## What to work on
Go through the data below and gather each line containing "document".

· · · · · · ·

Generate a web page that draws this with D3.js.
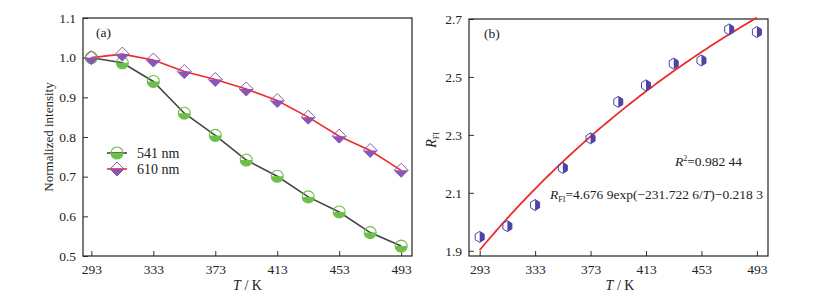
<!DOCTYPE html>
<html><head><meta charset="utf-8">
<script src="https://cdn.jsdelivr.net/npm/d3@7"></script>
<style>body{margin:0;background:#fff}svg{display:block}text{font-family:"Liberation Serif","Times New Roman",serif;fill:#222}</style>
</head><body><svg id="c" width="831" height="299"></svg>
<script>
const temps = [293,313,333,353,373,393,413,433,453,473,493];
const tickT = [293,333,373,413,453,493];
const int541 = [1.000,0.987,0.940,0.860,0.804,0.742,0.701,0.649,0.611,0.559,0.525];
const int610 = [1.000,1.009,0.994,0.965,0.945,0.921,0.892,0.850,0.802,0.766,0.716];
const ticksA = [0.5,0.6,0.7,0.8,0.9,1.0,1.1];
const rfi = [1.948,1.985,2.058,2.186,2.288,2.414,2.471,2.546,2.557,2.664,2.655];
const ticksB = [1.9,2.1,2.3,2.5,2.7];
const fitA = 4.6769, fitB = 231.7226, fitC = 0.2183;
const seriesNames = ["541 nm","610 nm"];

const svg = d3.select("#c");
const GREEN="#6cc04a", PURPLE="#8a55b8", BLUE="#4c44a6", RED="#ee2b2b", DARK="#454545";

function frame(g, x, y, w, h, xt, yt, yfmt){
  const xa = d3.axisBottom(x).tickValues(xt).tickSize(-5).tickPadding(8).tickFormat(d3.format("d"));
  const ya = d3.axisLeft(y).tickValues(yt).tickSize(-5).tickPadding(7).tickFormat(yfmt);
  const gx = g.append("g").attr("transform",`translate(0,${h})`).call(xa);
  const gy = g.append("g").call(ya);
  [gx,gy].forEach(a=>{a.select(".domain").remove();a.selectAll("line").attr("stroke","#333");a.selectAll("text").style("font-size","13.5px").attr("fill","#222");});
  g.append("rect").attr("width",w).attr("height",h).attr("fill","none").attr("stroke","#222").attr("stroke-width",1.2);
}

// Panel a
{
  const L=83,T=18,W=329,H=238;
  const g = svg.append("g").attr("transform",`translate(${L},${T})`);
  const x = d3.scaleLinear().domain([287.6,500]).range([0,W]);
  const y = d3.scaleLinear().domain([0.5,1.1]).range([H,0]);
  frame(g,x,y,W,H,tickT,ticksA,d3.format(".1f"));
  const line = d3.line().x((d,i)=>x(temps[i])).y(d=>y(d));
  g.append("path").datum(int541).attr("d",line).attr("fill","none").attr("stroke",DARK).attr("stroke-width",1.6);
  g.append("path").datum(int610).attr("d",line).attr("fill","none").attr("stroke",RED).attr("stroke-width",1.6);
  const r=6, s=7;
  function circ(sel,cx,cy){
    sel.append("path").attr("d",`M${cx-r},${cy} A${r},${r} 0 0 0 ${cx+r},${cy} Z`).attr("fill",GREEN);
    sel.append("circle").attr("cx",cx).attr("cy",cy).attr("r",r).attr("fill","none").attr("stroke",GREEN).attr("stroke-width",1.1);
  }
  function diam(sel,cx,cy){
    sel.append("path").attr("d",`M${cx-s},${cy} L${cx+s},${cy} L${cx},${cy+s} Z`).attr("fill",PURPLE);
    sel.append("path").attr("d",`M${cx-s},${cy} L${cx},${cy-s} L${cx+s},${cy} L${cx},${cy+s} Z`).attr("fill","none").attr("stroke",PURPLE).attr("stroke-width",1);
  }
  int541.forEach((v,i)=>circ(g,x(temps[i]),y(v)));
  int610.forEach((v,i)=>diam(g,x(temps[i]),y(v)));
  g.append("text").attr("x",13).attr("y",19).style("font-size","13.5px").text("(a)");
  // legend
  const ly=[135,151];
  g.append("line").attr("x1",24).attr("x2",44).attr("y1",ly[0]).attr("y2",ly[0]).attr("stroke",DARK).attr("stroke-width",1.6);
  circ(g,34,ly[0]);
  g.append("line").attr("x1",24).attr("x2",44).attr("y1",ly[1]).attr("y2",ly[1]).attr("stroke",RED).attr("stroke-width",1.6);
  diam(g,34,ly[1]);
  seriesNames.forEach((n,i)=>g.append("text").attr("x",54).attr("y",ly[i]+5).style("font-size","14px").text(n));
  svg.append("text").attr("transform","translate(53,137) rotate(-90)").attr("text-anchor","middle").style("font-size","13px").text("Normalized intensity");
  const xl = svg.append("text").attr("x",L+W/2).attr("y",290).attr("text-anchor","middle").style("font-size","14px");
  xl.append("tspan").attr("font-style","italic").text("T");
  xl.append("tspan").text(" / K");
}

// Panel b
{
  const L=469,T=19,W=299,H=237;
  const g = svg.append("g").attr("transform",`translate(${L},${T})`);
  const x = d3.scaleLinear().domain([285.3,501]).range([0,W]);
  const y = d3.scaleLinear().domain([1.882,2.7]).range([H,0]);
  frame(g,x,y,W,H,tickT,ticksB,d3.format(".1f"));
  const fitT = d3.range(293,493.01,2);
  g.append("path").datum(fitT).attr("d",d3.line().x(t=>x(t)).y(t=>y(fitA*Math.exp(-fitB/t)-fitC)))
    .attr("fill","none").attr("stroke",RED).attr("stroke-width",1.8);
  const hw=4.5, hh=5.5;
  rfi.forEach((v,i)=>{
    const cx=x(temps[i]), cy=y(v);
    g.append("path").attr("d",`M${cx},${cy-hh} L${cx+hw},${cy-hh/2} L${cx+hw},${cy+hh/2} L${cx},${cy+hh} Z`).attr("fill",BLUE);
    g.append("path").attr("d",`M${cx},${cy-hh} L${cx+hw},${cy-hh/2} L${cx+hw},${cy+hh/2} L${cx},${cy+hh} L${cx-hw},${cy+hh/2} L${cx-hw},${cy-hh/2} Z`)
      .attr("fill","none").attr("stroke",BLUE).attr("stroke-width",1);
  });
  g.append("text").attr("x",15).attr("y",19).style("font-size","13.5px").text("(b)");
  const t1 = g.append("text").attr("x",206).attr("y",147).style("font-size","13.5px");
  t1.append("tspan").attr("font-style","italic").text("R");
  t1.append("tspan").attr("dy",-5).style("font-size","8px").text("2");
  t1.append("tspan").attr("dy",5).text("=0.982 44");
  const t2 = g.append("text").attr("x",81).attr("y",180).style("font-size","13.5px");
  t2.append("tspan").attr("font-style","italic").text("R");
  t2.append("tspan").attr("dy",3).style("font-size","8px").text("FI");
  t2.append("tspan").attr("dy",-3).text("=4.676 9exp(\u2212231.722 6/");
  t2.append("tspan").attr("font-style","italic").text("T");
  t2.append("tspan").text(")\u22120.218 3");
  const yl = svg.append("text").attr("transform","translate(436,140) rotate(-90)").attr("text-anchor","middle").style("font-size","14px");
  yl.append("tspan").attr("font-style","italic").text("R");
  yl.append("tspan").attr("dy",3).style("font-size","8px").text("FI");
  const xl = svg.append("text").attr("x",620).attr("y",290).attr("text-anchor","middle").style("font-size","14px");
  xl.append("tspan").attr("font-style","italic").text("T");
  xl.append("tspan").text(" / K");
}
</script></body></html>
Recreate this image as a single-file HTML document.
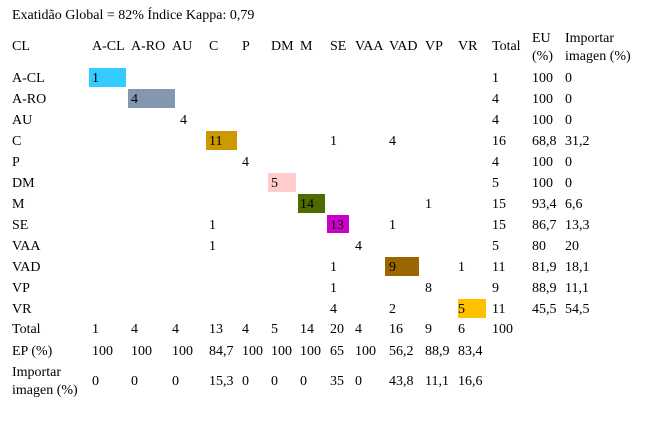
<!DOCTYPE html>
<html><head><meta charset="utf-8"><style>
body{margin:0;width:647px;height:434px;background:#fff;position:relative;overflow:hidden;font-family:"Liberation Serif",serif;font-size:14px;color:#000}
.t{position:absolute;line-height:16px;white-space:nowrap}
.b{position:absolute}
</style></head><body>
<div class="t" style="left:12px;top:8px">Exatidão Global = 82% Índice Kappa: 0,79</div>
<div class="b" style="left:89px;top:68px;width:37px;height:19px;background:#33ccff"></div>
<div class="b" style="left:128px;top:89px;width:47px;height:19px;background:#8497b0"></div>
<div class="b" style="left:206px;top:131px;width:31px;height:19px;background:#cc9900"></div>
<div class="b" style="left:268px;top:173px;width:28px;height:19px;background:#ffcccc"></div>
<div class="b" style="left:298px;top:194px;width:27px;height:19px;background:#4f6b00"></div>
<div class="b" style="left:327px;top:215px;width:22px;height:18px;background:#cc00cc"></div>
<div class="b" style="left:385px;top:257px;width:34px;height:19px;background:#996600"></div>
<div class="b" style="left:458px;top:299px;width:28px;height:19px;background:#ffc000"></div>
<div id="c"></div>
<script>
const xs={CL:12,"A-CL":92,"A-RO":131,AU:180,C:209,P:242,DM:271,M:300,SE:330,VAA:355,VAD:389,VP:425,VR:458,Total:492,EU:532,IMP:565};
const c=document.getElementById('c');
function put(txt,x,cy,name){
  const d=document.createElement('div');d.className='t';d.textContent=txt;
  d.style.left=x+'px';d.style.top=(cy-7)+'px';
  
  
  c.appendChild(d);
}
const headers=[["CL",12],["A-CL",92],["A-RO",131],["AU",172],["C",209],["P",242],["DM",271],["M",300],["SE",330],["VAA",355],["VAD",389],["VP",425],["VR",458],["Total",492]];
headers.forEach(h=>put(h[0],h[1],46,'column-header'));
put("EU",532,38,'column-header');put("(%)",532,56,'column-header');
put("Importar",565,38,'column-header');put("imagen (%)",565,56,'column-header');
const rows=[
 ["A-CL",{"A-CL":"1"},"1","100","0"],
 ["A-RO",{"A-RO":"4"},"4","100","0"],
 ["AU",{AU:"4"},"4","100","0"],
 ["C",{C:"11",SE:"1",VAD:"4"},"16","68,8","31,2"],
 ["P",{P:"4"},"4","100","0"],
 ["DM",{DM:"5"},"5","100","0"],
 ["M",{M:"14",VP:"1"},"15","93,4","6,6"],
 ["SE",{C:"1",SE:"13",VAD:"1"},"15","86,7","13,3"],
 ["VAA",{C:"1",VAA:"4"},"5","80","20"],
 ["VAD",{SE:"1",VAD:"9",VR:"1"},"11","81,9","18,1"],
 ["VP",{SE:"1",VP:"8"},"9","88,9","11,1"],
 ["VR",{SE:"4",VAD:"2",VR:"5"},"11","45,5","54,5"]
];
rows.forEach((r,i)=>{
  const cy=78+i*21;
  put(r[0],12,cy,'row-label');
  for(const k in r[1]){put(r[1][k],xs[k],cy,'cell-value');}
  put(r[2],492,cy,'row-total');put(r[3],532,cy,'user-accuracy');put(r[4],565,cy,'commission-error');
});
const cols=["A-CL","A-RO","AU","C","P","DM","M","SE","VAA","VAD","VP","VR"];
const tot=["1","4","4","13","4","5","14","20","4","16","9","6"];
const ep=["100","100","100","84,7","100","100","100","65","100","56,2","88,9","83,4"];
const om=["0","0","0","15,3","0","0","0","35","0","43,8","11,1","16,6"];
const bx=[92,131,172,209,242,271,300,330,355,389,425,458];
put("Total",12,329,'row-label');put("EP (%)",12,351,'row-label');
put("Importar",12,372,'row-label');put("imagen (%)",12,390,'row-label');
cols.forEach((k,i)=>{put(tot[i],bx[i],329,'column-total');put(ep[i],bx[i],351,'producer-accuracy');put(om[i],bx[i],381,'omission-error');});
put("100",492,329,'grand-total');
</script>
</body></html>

· · · · · · ·

## Solution to this problem
Recreate this image as a single-file HTML document.
const c=document.getElementById('c');
  const d=document.createElement('div');d.className='t';d.textContent=txt;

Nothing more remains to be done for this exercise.